Fractal pictures are a pop-science favourite. Draw bronchi — looks like a tree. A snowflake — looks like coral. The brain's neural network — looks like the cosmic web. Beautiful. Goes on Instagram. Captioned "everything is connected".
There is a problem. Looks similar is pareidolia, not fractality: the brain is trained to find similarity, and finds it even where there is none. "Jesus on burnt toast" is the classic example.
A fractal is a mathematical property you can measure. Which is where it gets interesting.
What is measurable
Fractal dimensionality is a number between zero and infinity that describes how much complexity an object has as you zoom in. A flat surface has dimension 2. A solid three-dimensional ball — 3. A fractal — a non-integer between them. The coastline of Britain — about 1.25. Bronchi — about 2.9. The surface of the brain — about 2.5.
These numbers are testable. They are measured by the box-counting algorithm: cover the object with a grid at varying scales and count how the number of non-empty cells changes with scale. No mysticism. Log-log plots. The slope of the line is the dimension.
In 2020 Vazza and Feletti compared the fractal dimensionality of two objects:
— a slice of cerebral cortex under a microscope, — a computer simulation of the large-scale structure of the universe.
Same dimensionality. Same slope. Across twenty-seven orders of magnitude in scale.
A measurement, not a metaphor. Peer-reviewed, published in Frontiers in Physics.

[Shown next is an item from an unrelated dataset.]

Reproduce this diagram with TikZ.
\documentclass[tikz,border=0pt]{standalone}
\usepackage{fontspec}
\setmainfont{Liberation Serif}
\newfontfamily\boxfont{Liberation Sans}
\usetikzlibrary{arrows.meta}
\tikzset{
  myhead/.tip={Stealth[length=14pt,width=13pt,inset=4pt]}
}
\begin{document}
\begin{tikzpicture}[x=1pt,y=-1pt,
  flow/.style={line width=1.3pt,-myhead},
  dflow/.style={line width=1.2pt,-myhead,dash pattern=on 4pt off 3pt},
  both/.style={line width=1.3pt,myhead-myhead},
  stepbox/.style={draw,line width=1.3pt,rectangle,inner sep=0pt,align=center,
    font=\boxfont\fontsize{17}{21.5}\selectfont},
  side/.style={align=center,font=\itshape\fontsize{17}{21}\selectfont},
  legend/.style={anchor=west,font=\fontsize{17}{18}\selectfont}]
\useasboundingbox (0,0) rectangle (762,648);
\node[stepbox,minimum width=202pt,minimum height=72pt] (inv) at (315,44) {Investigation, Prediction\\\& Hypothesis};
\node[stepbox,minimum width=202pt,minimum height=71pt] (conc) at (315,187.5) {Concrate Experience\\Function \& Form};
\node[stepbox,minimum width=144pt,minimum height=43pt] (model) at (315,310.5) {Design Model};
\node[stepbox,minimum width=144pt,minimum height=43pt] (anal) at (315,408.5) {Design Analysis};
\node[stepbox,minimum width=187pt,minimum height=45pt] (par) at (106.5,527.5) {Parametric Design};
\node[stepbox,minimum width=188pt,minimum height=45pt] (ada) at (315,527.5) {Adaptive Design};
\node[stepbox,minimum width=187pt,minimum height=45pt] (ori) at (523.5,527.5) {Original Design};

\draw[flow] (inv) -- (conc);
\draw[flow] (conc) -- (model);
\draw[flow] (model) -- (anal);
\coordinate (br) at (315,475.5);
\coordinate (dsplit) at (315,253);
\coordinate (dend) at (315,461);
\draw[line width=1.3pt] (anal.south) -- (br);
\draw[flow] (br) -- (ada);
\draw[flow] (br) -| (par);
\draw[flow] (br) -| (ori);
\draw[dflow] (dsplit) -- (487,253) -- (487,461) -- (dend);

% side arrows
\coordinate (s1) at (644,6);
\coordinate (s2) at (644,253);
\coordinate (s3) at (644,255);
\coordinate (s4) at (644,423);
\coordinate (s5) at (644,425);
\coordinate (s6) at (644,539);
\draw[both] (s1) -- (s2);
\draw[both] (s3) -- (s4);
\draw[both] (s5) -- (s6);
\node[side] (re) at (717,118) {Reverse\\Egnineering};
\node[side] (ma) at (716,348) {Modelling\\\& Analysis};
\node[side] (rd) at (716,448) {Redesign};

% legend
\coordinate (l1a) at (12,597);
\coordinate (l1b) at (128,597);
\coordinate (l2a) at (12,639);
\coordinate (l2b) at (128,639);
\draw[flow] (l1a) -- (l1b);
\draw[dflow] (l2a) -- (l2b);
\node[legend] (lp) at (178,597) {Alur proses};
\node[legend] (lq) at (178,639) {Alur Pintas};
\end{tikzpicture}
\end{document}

Data open.
What it means — and what it does not
It means: two systems differing in scale by a one followed by twenty-seven zeros are structurally equivalent. Connections per node, spectral density, fractal dimensionality — match.
It does not mean: that one system is the "reflection" of the other. A match in mathematical structure does not imply an ontological relationship.

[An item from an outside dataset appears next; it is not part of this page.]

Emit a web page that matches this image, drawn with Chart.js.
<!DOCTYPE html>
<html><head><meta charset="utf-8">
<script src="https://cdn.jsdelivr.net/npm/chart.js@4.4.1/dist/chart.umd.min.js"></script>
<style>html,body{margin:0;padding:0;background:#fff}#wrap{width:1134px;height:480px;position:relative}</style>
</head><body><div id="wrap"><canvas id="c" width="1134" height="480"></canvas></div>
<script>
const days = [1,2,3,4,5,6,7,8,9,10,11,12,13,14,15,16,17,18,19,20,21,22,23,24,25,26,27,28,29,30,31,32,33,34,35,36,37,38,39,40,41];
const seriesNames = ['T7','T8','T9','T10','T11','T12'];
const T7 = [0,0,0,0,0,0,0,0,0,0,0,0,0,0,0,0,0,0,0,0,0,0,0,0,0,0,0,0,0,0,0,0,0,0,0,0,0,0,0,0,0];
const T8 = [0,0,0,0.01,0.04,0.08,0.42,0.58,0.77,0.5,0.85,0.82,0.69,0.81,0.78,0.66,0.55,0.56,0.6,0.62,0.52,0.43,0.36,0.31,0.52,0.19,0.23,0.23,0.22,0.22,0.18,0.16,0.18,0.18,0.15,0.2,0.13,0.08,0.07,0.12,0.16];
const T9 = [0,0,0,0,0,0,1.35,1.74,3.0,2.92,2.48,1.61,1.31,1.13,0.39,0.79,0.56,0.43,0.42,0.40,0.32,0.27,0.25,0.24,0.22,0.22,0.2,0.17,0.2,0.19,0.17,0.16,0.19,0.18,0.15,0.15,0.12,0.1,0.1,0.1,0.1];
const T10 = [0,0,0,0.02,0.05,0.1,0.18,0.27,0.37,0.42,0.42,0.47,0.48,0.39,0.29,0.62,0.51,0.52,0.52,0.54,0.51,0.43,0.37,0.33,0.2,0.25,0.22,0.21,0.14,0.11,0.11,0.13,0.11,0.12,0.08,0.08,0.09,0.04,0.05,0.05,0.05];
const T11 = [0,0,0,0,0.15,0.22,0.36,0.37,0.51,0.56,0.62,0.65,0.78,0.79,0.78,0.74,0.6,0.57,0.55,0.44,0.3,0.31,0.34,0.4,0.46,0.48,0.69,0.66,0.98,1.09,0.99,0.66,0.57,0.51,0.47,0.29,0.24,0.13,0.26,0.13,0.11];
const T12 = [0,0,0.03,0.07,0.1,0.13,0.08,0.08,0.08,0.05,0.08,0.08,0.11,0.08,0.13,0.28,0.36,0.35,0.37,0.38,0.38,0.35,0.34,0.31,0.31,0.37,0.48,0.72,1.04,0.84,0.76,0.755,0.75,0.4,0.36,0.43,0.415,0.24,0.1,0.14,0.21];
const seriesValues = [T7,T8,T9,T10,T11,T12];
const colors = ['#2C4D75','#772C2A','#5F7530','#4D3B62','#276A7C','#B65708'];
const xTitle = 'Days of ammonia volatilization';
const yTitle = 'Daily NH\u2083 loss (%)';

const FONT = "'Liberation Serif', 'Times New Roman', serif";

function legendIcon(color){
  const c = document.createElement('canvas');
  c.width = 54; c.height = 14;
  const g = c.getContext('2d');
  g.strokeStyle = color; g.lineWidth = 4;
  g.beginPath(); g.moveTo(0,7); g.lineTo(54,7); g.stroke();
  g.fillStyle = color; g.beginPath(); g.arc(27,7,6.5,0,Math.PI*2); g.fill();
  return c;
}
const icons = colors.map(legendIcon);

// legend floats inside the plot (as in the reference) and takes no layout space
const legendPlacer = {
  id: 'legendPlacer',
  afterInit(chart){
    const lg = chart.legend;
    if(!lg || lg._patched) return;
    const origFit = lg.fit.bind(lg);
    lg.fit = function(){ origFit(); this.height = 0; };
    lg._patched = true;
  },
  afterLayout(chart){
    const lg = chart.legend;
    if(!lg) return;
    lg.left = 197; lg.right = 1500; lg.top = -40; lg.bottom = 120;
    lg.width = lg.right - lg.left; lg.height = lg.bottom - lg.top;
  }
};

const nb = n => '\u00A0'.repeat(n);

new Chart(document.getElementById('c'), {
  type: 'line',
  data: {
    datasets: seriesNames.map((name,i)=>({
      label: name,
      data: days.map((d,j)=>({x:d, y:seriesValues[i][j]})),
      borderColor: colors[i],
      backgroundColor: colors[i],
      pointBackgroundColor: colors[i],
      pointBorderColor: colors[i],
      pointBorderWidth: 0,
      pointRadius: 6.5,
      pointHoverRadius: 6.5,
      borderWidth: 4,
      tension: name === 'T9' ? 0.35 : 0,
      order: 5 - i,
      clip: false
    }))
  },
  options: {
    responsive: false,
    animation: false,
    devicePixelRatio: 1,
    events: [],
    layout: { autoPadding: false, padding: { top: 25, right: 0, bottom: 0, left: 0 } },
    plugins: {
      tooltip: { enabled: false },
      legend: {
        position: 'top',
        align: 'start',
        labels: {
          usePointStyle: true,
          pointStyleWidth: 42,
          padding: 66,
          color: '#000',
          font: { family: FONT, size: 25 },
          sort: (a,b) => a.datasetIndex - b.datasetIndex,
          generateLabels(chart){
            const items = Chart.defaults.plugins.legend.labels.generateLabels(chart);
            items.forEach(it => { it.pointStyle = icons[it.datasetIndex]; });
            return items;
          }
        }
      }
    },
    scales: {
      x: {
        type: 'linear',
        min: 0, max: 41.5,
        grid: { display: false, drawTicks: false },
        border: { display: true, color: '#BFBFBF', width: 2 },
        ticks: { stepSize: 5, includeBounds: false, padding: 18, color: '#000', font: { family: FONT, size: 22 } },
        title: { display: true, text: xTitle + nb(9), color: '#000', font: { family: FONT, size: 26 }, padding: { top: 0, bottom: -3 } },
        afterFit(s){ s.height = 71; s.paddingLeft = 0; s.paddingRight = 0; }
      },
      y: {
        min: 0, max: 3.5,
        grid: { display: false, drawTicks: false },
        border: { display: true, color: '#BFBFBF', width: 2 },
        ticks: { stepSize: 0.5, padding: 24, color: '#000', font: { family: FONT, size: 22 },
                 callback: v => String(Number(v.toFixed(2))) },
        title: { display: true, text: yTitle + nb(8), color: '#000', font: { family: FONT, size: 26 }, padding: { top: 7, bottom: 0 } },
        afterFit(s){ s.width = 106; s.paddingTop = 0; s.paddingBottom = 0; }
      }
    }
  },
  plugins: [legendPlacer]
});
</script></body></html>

Bronchi and trees also have close fractal dimensions. Bronchi are not tiny trees, and trees are not large bronchi. Both systems are optimised for the same problem — maximise contact surface while keeping volume minimal. The same optimisation problem produces the same fractal geometry.
The brain and the cosmic web, possibly, are optimised for the same problem. Which one? Maximise the density of connections while keeping material cost low. Transmit information between nodes with the shortest possible edges.
If that holds, the dimensionality match is a consequence of a shared optimisation principle, rather than a mystical "everything is one". And that is scientifically interesting: what exactly is the universe optimising, if it gives the same fractal geometry as an evolutionarily optimised brain.
Where I stop
The brain and the universe are structurally equivalent under certain metrics. A fact worth discussing. Calling them "the same thing" steps past what the data say.
The pretty phrase "each of us is a miniature copy of the universe" goes past it too. The data say something more modest: the architecture of connections in both systems obeys the same optimisation principles.
That is enough. "And therefore we are neurons of God" contributes nothing to the information, but it stops the information from being taken seriously — the listener either dismisses it or accepts the whole package together with "everything is one".
Better to say it precisely. The precise version, on its own, is already surprising enough.